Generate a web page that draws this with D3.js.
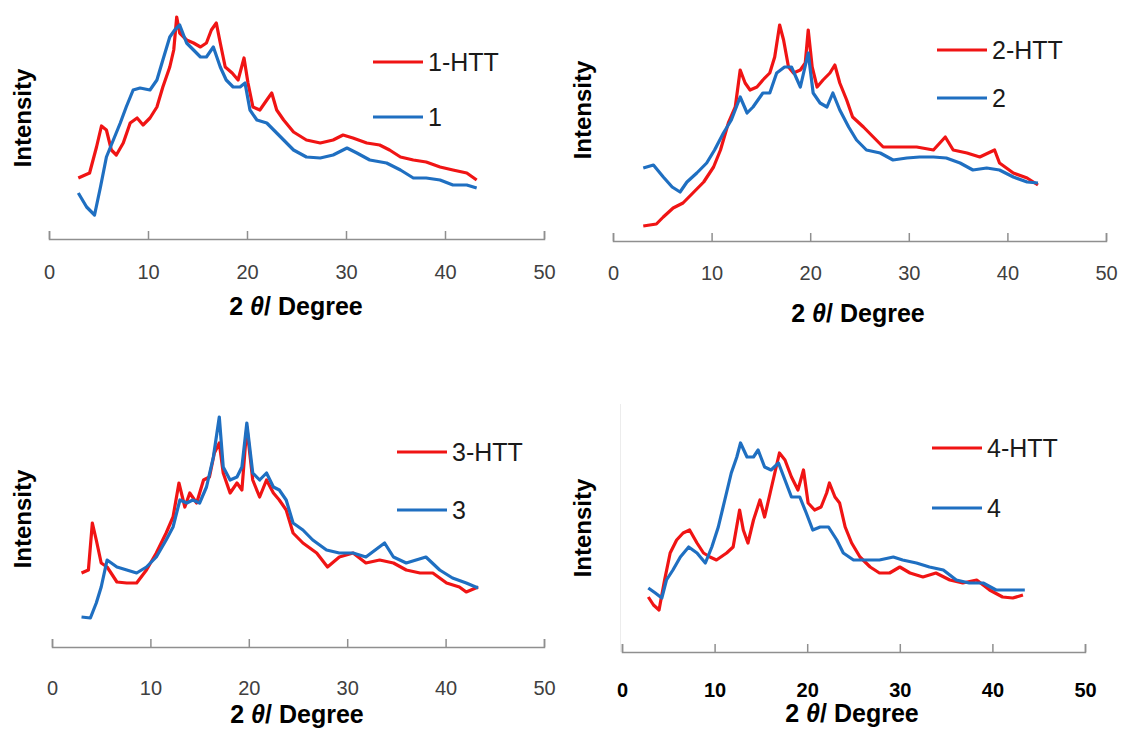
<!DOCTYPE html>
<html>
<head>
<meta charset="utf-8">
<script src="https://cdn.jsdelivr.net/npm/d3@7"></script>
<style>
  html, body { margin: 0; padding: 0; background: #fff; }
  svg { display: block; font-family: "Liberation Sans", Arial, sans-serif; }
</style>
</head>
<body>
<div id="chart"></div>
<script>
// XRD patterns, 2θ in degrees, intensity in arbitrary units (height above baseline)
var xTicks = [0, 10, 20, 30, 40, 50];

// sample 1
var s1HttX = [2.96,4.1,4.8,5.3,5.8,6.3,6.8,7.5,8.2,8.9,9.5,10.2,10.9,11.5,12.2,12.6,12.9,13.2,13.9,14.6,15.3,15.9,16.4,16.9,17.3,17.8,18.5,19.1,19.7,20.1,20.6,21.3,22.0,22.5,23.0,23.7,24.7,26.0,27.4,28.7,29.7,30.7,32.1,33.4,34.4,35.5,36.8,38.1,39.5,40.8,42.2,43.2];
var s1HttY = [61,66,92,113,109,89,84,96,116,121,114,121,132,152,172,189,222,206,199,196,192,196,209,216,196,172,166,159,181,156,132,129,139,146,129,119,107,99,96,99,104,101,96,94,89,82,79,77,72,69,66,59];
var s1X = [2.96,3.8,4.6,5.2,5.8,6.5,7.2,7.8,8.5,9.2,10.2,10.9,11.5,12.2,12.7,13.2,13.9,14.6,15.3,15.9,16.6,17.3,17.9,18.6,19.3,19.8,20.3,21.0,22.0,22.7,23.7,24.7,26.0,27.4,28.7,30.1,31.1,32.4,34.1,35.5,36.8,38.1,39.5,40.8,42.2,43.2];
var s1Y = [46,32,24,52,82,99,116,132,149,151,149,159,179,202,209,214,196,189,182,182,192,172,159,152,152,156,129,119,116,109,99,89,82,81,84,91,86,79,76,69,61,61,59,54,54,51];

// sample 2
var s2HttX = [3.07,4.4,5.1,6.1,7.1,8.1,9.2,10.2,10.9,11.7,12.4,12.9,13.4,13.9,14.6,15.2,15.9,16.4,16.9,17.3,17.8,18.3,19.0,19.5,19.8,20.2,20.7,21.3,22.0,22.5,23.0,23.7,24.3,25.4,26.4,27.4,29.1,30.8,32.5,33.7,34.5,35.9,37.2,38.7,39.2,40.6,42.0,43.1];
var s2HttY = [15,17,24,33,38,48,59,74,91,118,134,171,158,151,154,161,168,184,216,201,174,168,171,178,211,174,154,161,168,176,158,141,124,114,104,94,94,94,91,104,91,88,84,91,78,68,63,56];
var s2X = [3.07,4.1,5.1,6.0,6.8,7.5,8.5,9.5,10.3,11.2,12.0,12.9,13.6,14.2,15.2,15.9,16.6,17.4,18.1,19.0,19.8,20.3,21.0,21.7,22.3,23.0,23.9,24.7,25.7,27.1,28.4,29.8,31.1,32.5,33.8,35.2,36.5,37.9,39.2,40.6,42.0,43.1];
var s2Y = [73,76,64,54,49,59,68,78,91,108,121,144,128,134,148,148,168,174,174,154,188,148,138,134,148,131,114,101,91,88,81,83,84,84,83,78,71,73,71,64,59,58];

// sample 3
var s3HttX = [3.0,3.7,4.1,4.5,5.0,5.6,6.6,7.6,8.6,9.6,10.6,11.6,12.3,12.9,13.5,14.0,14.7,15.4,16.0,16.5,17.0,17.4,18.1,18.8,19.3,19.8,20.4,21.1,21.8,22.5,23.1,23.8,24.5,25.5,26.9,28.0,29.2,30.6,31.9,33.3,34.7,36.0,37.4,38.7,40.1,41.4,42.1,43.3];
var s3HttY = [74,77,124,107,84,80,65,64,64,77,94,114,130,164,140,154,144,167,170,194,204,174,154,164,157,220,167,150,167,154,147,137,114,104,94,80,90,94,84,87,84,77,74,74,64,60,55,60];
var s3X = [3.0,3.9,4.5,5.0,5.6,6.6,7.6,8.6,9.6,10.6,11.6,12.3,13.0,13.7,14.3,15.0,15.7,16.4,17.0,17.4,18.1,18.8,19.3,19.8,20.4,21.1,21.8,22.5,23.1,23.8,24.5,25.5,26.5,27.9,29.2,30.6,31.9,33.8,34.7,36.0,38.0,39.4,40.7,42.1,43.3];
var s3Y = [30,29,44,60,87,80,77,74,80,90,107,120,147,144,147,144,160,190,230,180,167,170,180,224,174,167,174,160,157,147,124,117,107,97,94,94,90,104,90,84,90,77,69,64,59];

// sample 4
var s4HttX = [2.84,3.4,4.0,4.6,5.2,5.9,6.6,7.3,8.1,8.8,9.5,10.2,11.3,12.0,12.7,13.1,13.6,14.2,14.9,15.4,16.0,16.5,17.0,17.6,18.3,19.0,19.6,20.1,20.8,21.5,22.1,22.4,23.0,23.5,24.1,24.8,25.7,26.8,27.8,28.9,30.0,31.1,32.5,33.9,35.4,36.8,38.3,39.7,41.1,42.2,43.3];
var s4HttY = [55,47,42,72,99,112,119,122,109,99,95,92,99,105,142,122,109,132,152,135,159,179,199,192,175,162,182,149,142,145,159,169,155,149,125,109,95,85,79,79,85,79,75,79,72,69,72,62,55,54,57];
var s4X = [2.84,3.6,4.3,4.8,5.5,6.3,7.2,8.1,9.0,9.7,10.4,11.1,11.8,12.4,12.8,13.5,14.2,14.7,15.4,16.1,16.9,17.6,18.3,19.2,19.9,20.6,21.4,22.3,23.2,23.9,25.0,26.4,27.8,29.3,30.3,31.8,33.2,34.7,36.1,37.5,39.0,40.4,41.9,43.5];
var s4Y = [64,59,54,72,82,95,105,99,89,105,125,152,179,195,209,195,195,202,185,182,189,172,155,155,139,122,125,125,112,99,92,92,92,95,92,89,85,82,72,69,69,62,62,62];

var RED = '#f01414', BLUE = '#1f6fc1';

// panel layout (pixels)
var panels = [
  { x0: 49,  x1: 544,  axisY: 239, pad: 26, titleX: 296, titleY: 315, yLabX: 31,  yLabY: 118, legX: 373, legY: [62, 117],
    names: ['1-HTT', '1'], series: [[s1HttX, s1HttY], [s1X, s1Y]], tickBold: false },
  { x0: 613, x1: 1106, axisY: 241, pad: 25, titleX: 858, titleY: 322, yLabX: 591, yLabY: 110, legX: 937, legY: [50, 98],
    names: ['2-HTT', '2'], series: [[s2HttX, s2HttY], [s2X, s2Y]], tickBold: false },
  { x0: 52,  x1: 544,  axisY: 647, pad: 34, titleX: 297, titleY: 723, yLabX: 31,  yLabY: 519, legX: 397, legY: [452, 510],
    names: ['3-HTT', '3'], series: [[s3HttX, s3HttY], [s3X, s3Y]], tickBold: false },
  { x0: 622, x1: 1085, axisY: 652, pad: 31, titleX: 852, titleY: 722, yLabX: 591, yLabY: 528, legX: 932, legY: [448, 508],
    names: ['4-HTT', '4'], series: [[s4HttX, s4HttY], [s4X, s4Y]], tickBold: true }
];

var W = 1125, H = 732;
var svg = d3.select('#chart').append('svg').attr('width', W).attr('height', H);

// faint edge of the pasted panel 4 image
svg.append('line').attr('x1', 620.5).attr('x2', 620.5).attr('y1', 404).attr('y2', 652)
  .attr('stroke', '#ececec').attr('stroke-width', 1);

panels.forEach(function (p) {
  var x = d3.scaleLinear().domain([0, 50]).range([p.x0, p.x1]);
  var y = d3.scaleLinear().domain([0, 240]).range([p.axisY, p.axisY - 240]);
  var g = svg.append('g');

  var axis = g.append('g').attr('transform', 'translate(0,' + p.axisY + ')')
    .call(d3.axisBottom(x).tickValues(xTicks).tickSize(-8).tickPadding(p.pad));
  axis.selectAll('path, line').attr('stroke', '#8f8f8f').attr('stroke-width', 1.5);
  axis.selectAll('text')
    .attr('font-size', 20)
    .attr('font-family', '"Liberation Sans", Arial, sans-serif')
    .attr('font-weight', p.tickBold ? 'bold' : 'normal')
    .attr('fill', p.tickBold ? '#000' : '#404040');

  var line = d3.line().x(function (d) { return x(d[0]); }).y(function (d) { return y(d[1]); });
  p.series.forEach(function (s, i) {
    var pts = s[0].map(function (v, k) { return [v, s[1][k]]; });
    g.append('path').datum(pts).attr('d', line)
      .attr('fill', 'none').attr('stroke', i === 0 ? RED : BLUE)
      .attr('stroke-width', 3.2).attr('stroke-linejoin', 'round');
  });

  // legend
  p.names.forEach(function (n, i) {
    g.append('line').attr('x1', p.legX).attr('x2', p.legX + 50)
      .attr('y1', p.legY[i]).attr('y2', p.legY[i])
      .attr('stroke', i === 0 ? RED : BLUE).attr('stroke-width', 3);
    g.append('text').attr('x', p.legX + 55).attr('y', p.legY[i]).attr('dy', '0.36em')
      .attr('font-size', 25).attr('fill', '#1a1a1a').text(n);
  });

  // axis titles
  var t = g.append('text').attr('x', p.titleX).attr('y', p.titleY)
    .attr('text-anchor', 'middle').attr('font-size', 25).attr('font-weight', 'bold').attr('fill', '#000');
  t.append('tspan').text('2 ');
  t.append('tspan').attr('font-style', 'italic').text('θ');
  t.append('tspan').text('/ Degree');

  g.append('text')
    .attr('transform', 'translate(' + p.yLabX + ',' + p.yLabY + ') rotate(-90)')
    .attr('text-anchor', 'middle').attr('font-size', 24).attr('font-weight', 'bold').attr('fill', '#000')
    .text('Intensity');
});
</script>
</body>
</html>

**Challenge**
Begin at the first line of the material and copy each line exactly through the one containing "var xTicks = [0, 10, 20, 30, 40, 50];". Omit pictures.

**Correct output**
Generate a web page that draws this with D3.js.
<!DOCTYPE html>
<html>
<head>
<meta charset="utf-8">
<script src="https://cdn.jsdelivr.net/npm/d3@7"></script>
<style>
  html, body { margin: 0; padding: 0; background: #fff; }
  svg { display: block; font-family: "Liberation Sans", Arial, sans-serif; }
</style>
</head>
<body>
<div id="chart"></div>
<script>
// XRD patterns, 2θ in degrees, intensity in arbitrary units (height above baseline)
var xTicks = [0, 10, 20, 30, 40, 50];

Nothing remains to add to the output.